Can you output the material exactly as written, minus any pictures it holds?

┌──

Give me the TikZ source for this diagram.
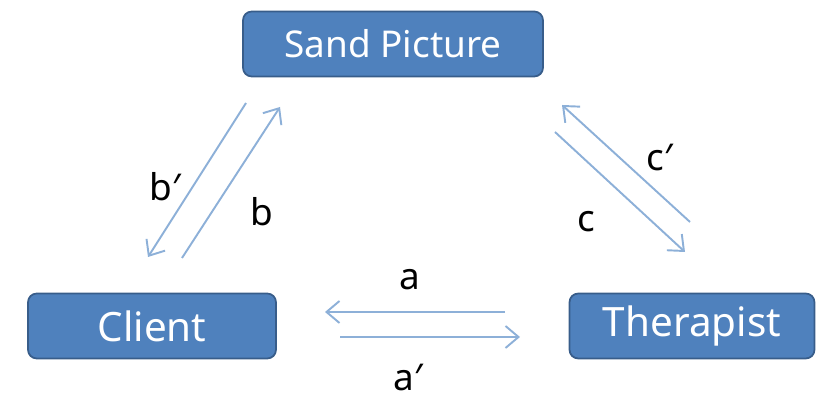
\documentclass[tikz,border=0pt]{standalone}
\usepackage{fontspec}
\setmainfont{Noto Sans}
\usepackage{xcolor}
\usetikzlibrary{arrows.meta,positioning}
\definecolor{boxblue}{RGB}{79,129,189}
\definecolor{boxedge}{RGB}{56,93,138}
\definecolor{arrowblue}{RGB}{141,176,216}

\begin{document}
\begin{tikzpicture}[font=\fontsize{21}{24}\selectfont,
  party/.style={draw=boxedge,line width=1pt,fill=boxblue,rounded corners=5pt,
    text=white,minimum height=1.3cm,inner sep=0pt},
  big/.style={font=\fontsize{23}{26}\selectfont},
  flow/.style={draw=arrowblue,line width=1.1pt,-{Straight Barb[length=2.6mm,width=4.4mm]}}]
\useasboundingbox (0,0) rectangle (16.54,8.18);
% the three parties
\node[party,minimum width=6.0cm] (sand) at (7.86,7.30) {Sand Picture};
\node[party,big,minimum width=4.96cm] (client) at (3.04,1.66) {Client};
\node[party,big,minimum width=4.9cm] (ther) at (13.84,1.66) {\raisebox{-2pt}{Therapist}};
% arrow ends
\coordinate (a1) at (10.10,1.94); \coordinate (a2) at (6.50,1.94);
\coordinate (a3) at (6.80,1.44); \coordinate (a4) at (10.40,1.44);
\coordinate (b1) at (4.92,6.12); \coordinate (b2) at (2.96,3.04);
\coordinate (b3) at (3.64,3.02); \coordinate (b4) at (5.60,6.04);
\coordinate (c1) at (11.10,5.54); \coordinate (c2) at (13.70,3.14);
\coordinate (c3) at (13.80,3.74); \coordinate (c4) at (11.24,6.08);
\draw[flow] (a1)--(a2); \draw[flow] (a3)--(a4);
\draw[flow] (b1)--(b2); \draw[flow] (b3)--(b4);
\draw[flow] (c1)--(c2); \draw[flow] (c3)--(c4);
% labels
\node (la) at (8.20,2.58) {a}; \node (la2) at (8.16,0.62) {a′};
\node (lb2) at (3.30,4.44) {b′}; \node (lb) at (5.24,3.94) {b};
\node (lc) at (11.72,3.74) {c}; \node (lc2) at (13.20,5.02) {c′};
\end{tikzpicture}
\end{document}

└──

Full solution —
Give me the TikZ source for this diagram.
\documentclass[tikz,border=0pt]{standalone}
\usepackage{fontspec}
\setmainfont{Noto Sans}
\usepackage{xcolor}
\usetikzlibrary{arrows.meta,positioning}
\definecolor{boxblue}{RGB}{79,129,189}
\definecolor{boxedge}{RGB}{56,93,138}
\definecolor{arrowblue}{RGB}{141,176,216}

\begin{document}
\begin{tikzpicture}[font=\fontsize{21}{24}\selectfont,
  party/.style={draw=boxedge,line width=1pt,fill=boxblue,rounded corners=5pt,
    text=white,minimum height=1.3cm,inner sep=0pt},
  big/.style={font=\fontsize{23}{26}\selectfont},
  flow/.style={draw=arrowblue,line width=1.1pt,-{Straight Barb[length=2.6mm,width=4.4mm]}}]
\useasboundingbox (0,0) rectangle (16.54,8.18);
% the three parties
\node[party,minimum width=6.0cm] (sand) at (7.86,7.30) {Sand Picture};
\node[party,big,minimum width=4.96cm] (client) at (3.04,1.66) {Client};
\node[party,big,minimum width=4.9cm] (ther) at (13.84,1.66) {\raisebox{-2pt}{Therapist}};
% arrow ends
\coordinate (a1) at (10.10,1.94); \coordinate (a2) at (6.50,1.94);
\coordinate (a3) at (6.80,1.44); \coordinate (a4) at (10.40,1.44);
\coordinate (b1) at (4.92,6.12); \coordinate (b2) at (2.96,3.04);
\coordinate (b3) at (3.64,3.02); \coordinate (b4) at (5.60,6.04);
\coordinate (c1) at (11.10,5.54); \coordinate (c2) at (13.70,3.14);
\coordinate (c3) at (13.80,3.74); \coordinate (c4) at (11.24,6.08);
\draw[flow] (a1)--(a2); \draw[flow] (a3)--(a4);
\draw[flow] (b1)--(b2); \draw[flow] (b3)--(b4);
\draw[flow] (c1)--(c2); \draw[flow] (c3)--(c4);
% labels
\node (la) at (8.20,2.58) {a}; \node (la2) at (8.16,0.62) {a′};
\node (lb2) at (3.30,4.44) {b′}; \node (lb) at (5.24,3.94) {b};
\node (lc) at (11.72,3.74) {c}; \node (lc2) at (13.20,5.02) {c′};
\end{tikzpicture}
\end{document}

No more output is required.